The set of design alternatives shrinks as they are eliminated, knowledge accumulates, and the remaining alternatives are developed to increasing levels of fidelity. Simultaneously, target ranges narrow in corresponding stages, converging on values that provide the best set of trade-offs.

5.8. SBCE of the CSP

The starting point is the creation of a context map to help decompose the CSP platform into sub-systems. Chapter 20 introduces context maps.

Figure 9 represents a context map for the multi-modal reservation domain.

fig-context-map
Figure 9. Simplified Context Map

Applying the Inverse Conway Maneuver, the CSP segments the organization into teams that:

  • Deliver a product, a product feature, a journey, or a sub-journey

  • Mirror the candidate sub-systems identified by the context map (the Inverse Conway Maneuver)

  • Include business, software development, security, and IT profiles (cross-functional)

  • Are led by product owners

  • Measure success against Objectives and Key Results (OKRs)

Agile teams work in parallel and follow a responsibility-based management style.

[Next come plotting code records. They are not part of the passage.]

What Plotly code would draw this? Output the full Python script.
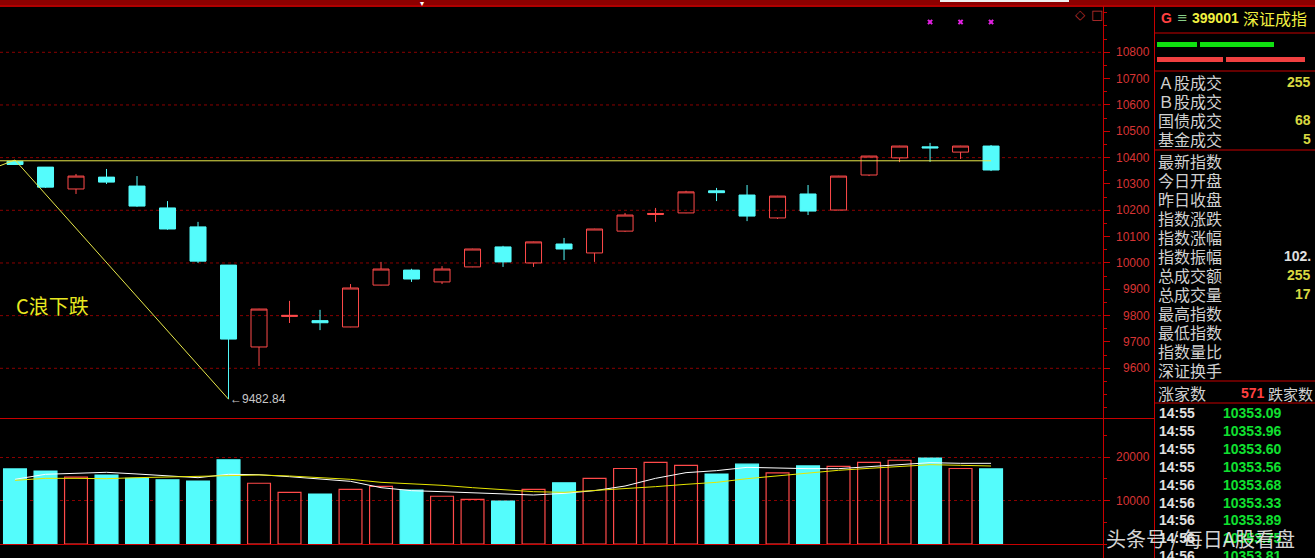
import plotly.graph_objects as go

# ---------------- data ----------------
idx = list(range(1, 34))
opens  = [10386, 10364, 10281, 10326, 10292, 10209, 10137, 9992, 9681, 9797, 9781, 9757, 9916,
          9973, 9928, 9985, 10061, 10000, 10072, 10038, 10121, 10184, 10190, 10274, 10258,
          10171, 10262, 10201, 10334, 10399, 10441, 10421, 10444]
closes = [10374, 10288, 10330, 10307, 10216, 10129, 10007, 9711, 9825, 9801, 9773, 9905, 9977,
          9939, 9977, 10053, 10004, 10080, 10053, 10129, 10182, 10188, 10270, 10267, 10178,
          10254, 10197, 10330, 10406, 10444, 10437, 10444, 10353]
highs  = [10391, 10364, 10338, 10357, 10330, 10235, 10156, 9992, 9826, 9856, 9822, 9920, 10004,
          9978, 9988, 10054, 10065, 10081, 10095, 10130, 10190, 10209, 10274, 10285, 10296,
          10255, 10296, 10331, 10407, 10445, 10456, 10445, 10448]
lows   = [10372, 10285, 10262, 10300, 10213, 10126, 10000, 9482.84, 9609, 9772, 9745, 9756, 9915,
          9928, 9920, 9984, 9985, 9985, 10011, 10004, 10118, 10156, 10189, 10235, 10159,
          10167, 10182, 10200, 10330, 10383, 10384, 10395, 10349]
volumes = [17300, 16800, 15400, 15900, 15100, 14800, 14500, 19400, 14000, 11900, 11500, 12600, 13300,
           12400, 11000, 10300, 9900, 12600, 14100, 15100, 17400, 18800, 18100, 16100, 18400,
           16400, 18000, 17900, 18800, 19300, 19800, 17400, 17300]
vol_ma_white = [14900, 16060, 16290, 16520, 16130, 15740, 15280, 16060, 15970, 15510, 14900, 14440, 12980,
                12290, 12060, 11830, 11670, 11290, 11670, 12290, 13360, 15130, 16440, 16900, 17660,
                17430, 17360, 17360, 17820, 18130, 18740, 18590, 18590]
vol_ma_yellow = [14670, 15130, 15130, 15050, 15280, 15440, 15440, 15740, 15900, 15670, 15280, 14900, 14210,
                 13900, 13520, 12980, 12440, 12060, 11900, 12290, 12750, 13210, 13750, 14210, 15050,
                 15670, 16440, 16980, 17430, 17900, 18280, 18130, 17970]

support_x = [0.5, 33]
support_y = [10388, 10388]
wave_x = [0.5, 1, 8]
wave_y = [10369, 10391, 9482.84]
marker_x = [31, 32, 33]
marker_y = [10915, 10915, 10915]

price_ticks = [9600, 9700, 9800, 9900, 10000, 10100, 10200, 10300, 10400, 10500, 10600, 10700, 10800]
price_grid = [9600, 9800, 10000, 10200, 10400, 10600, 10800]
vol_ticks = [10000, 20000]

info_top_labels = ["Ａ股成交", "Ｂ股成交", "国债成交", "基金成交"]
info_top_values = ["255", "", "68", "5"]
info_mid_labels = ["最新指数", "今日开盘", "昨日收盘", "指数涨跌", "指数涨幅", "指数振幅",
                   "总成交额", "总成交量", "最高指数", "最低指数", "指数量比", "深证换手"]
info_mid_values = ["", "", "", "", "", "102.", "255", "17", "", "", "", ""]
info_mid_colors = ["#d8d8d8"] * 5 + ["#e0e0e0", "#d8d840", "#d8d840"] + ["#d8d8d8"] * 4
tick_times = ["14:55", "14:55", "14:55", "14:55", "14:56", "14:56", "14:56", "14:56", "14:56"]
tick_prices = ["10353.09", "10353.96", "10353.60", "10353.56", "10353.68", "10353.33",
               "10353.89", "10353.75", "10353.81"]

# ---------------- layout helpers ----------------
W, H = 1315, 558
def fy(px):
    return 1 - px / H
def fx(px):
    return px / W

CYAN = "#54fcfc"
RED = "#ff4a4a"
AXRED = "#c80000"
LBLRED = "#d83434"
YEL = "#e8e84a"
CN = "Noto Sans CJK SC"
NUM = "Liberation Sans, Arial"

up = [c >= o for o, c in zip(opens, closes)]

fig = go.Figure()

fig.add_trace(go.Candlestick(
    x=idx, open=opens, high=highs, low=lows, close=closes,
    increasing=dict(line=dict(color=RED, width=1), fillcolor="rgba(0,0,0,0)"),
    decreasing=dict(line=dict(color=CYAN, width=1), fillcolor=CYAN),
    whiskerwidth=0, hoverinfo="skip", xaxis="x", yaxis="y"))

fig.add_trace(go.Scatter(x=support_x, y=support_y, mode="lines",
                         line=dict(color=YEL, width=1), hoverinfo="skip", xaxis="x", yaxis="y"))
fig.add_trace(go.Scatter(x=wave_x, y=wave_y, mode="lines",
                         line=dict(color=YEL, width=1), hoverinfo="skip", xaxis="x", yaxis="y"))
fig.add_trace(go.Scatter(x=marker_x, y=marker_y, mode="markers",
                         marker=dict(symbol="x", size=5, color="#e020e0"),
                         hoverinfo="skip", xaxis="x", yaxis="y"))

fig.add_trace(go.Bar(
    x=idx, y=volumes, width=0.75,
    marker=dict(color=["rgba(0,0,0,0)" if u else CYAN for u in up],
                line=dict(color=[RED if u else CYAN for u in up], width=1.2)),
    hoverinfo="skip", xaxis="x2", yaxis="y2"))
fig.add_trace(go.Scatter(x=idx, y=vol_ma_white, mode="lines",
                         line=dict(color="#ffffff", width=1), hoverinfo="skip", xaxis="x2", yaxis="y2"))
fig.add_trace(go.Scatter(x=idx, y=vol_ma_yellow, mode="lines",
                         line=dict(color="#e6e600", width=1), hoverinfo="skip", xaxis="x2", yaxis="y2"))

xr = [0.508, 36.67]
fig.update_layout(
    width=W, height=H, margin=dict(l=0, r=0, t=0, b=0),
    paper_bgcolor="black", plot_bgcolor="black", showlegend=False,
    boxgap=0.25, bargap=0.25,
    xaxis=dict(domain=[0, fx(1103)], range=xr, visible=False, rangeslider=dict(visible=False),
               anchor="y"),
    xaxis2=dict(domain=[0, fx(1103)], range=xr, visible=False, anchor="y2", matches="x"),
    yaxis=dict(domain=[fy(418), fy(7)], range=[9411.3, 10972], side="right", anchor="x",
               tickmode="array", tickvals=price_ticks, showticklabels=False,
               ticks="outside", ticklen=6, tickcolor=AXRED, showgrid=False, zeroline=False,
               showline=False,
               minor=dict(ticks="outside", ticklen=3, tickcolor=AXRED, dtick=50, tick0=0, showgrid=False)),
    yaxis2=dict(domain=[fy(544), fy(420)], range=[0, 28571], side="right", anchor="x2",
                tickmode="array", tickvals=vol_ticks, showticklabels=False,
                ticks="outside", ticklen=6, tickcolor=AXRED,
                showgrid=True, gridcolor="#8a0000", griddash="dot", gridwidth=1, zeroline=False,
                showline=False,
                minor=dict(ticks="outside", ticklen=3, tickcolor=AXRED, dtick=5000, tick0=0, showgrid=False)),
)

shapes = []
for g in price_grid:
    shapes.append(dict(type="line", xref="x domain", yref="y", x0=0, x1=1, y0=g, y1=g,
                       line=dict(color="#8a0000", width=1, dash="dot"), layer="below"))

def pline(x0, y0, x1, y1, color=AXRED, width=1):
    shapes.append(dict(type="line", xref="paper", yref="paper", x0=fx(x0), x1=fx(x1),
                       y0=fy(y0), y1=fy(y1), line=dict(color=color, width=width)))

def prect(x0, y0, x1, y1, color):
    shapes.append(dict(type="rect", xref="paper", yref="paper", x0=fx(x0), x1=fx(x1),
                       y0=fy(y1), y1=fy(y0), fillcolor=color, line=dict(width=0)))

prect(0, 0, W, 6, "#8c0000")
prect(0, 5, W, 7, "#b00000")
prect(940, 0, 1069, 2, "#f0f0f0")
pline(1103.5, 6, 1103.5, H)
pline(1154.5, 6, 1154.5, H)
pline(0, 418.5, 1154, 418.5)
pline(0, 544.5, 1103, 544.5)
for yy in [33, 71, 150, 381, 403]:
    pline(1154, yy, W, yy)
prect(1157, 42, 1197, 47, "#10e010")
prect(1200, 42, 1274, 47, "#10e010")
prect(1157, 57, 1223, 62, "#f04040")
prect(1226, 57, 1305, 62, "#f04040")

ann = []
def txt(x, y, s, size, color, family=NUM, anchor="left", bold=False):
    ann.append(dict(x=fx(x), y=fy(y), xref="paper", yref="paper",
                    text=f"<b>{s}</b>" if bold else s, showarrow=False,
                    xanchor=anchor, yanchor="middle",
                    font=dict(size=size, color=color, family=family)))

# price axis labels
for t in price_ticks:
    ann.append(dict(x=fx(1152), xref="paper", y=t, yref="y", text=str(t), showarrow=False,
                    xanchor="right", yanchor="middle", font=dict(size=12, color=LBLRED, family=NUM)))
for t in vol_ticks:
    ann.append(dict(x=fx(1152), xref="paper", y=t, yref="y2", text=str(t), showarrow=False,
                    xanchor="right", yanchor="middle", font=dict(size=12, color=LBLRED, family=NUM)))

# low label
ann.append(dict(x=8, xref="x", y=lows[7], yref="y", text="←" + f"{lows[7]:.2f}", showarrow=False,
                xanchor="left", yanchor="middle", xshift=-1,
                font=dict(size=12, color="#c8c8c8", family=NUM)))

# wave label
txt(14, 305, "C浪下跌", 20, "#e8e820", family=CN)

# top icons
txt(1080, 15, "◇", 13, "#c03030", family="DejaVu Sans", anchor="center")
txt(1097, 15, "□", 13, "#c03030", family="DejaVu Sans", anchor="center")
txt(422, 4, "▾", 8, "#ffffff", family="DejaVu Sans", anchor="center")

# info header
txt(1159, 18, "G", 14, "#ff4040", bold=True)
txt(1175, 18, "≡", 13, "#88d088", family="DejaVu Sans")
txt(1190, 18, "399001", 14, "#f0f040", bold=True)
txt(1241, 18, "深证成指", 16, "#f0f040", family=CN)

for i, (lab, val) in enumerate(zip(info_top_labels, info_top_values)):
    yy = 82 + 19 * i
    txt(1156, yy, lab, 16, "#d0d0d0", family=CN)
    if val:
        txt(1313, yy, val, 14, "#d8d840", bold=True, anchor="right")
for i, (lab, val, col) in enumerate(zip(info_mid_labels, info_mid_values, info_mid_colors)):
    yy = 161 + 19 * i
    txt(1156, yy, lab, 16, "#d0d0d0", family=CN)
    if val:
        txt(1313, yy, val, 14, col, bold=True, anchor="right")

txt(1156, 393, "涨家数", 16, "#d0d0d0", family=CN)
txt(1239, 393, "571", 14, "#ff4040", bold=True)
txt(1266, 393, "跌家数", 15, "#d0d0d0", family=CN)

for i, (t, p) in enumerate(zip(tick_times, tick_prices)):
    yy = 413 + 17.9 * i
    txt(1157, yy, t, 14, "#e0e0e0", bold=True)
    txt(1221, yy, p, 14, "#10e030", bold=True)

# watermark
ann.append(dict(x=fx(1200), y=fy(538), xref="paper", yref="paper", text="头条号 / 每日A股看盘",
                showarrow=False, xanchor="center", yanchor="middle",
                bgcolor="rgba(0,0,0,0)",
                font=dict(size=20, color="rgba(235,235,235,0.92)", family=CN)))

fig.update_layout(shapes=shapes, annotations=ann)
fig.write_html("out.html",
               config={"displayModeBar": False, "staticPlot": True},
               post_script="document.body.style.margin='0';document.body.style.overflow='hidden';")
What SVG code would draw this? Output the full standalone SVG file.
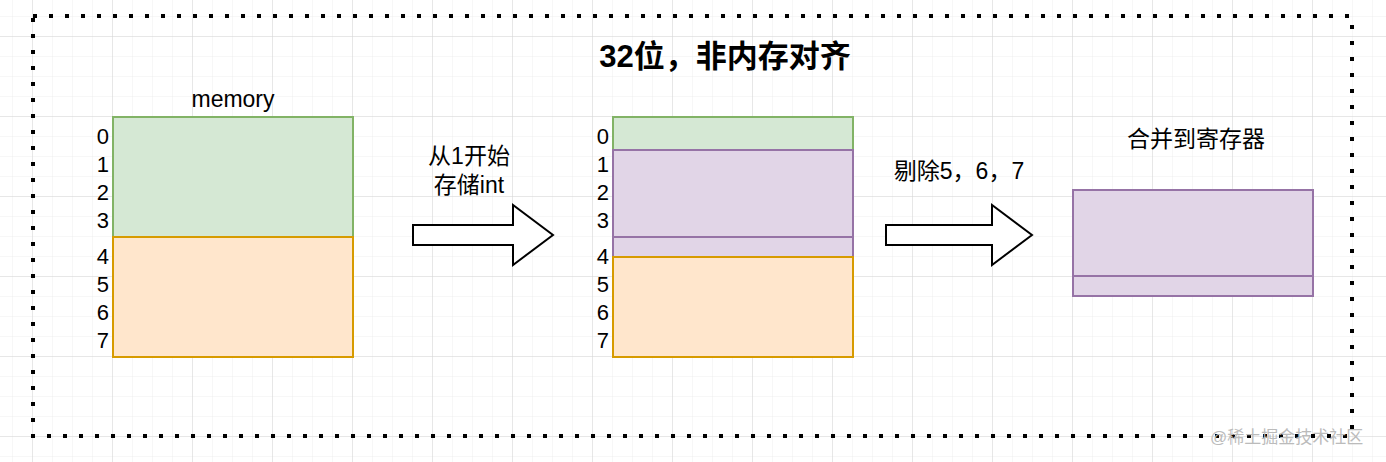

Figure 10 illustrates the big picture and describes how all the pieces fit together.

fig-responsibility-based
Figure 10. Responsibility-Based Management

Each team of teams (tribe) and team (squad) mirrors some piece of the intentional architecture model. Integration events are scheduled on a regular basis; for example, for integrating the “Multi-Modal Reservation” sub-system with the “Third-Party Reservation” sub-system. The Third-Party Reservation sub-system encapsulates access to third-party reservation sites; for example, Ouibus.

Design and architecture conversations between teams happen continuously. An Obeya room can be set up to facilitate coordination and cooperation. This is a room that contains visually engaging charts and graphs where teams meet to engage in meaningful design and architecture conversations.

Integration events are experiments that aim to verify how the pieces of the larger system work together. The status is based on results, not on progress reports processed by a project manager who does not understand design and architecture issues.

5.9. A Few Concluding Words

This document does not impose adopting a “process-oriented” Agile framework such as the Scaled Agile Framework® (SAFe®) or Large-Scale Scrum (LeSS). Its purpose is to complement them. A word of caution though; the Agile community is increasingly criticizing these frameworks because they promote practices that are sometimes inconsistent with Lean and Agile tenets. In this chapter the concept of continuous architecture is introduced in the context of intentional architecture. Chapter 6 will drill down further into continuous architecture in a software context.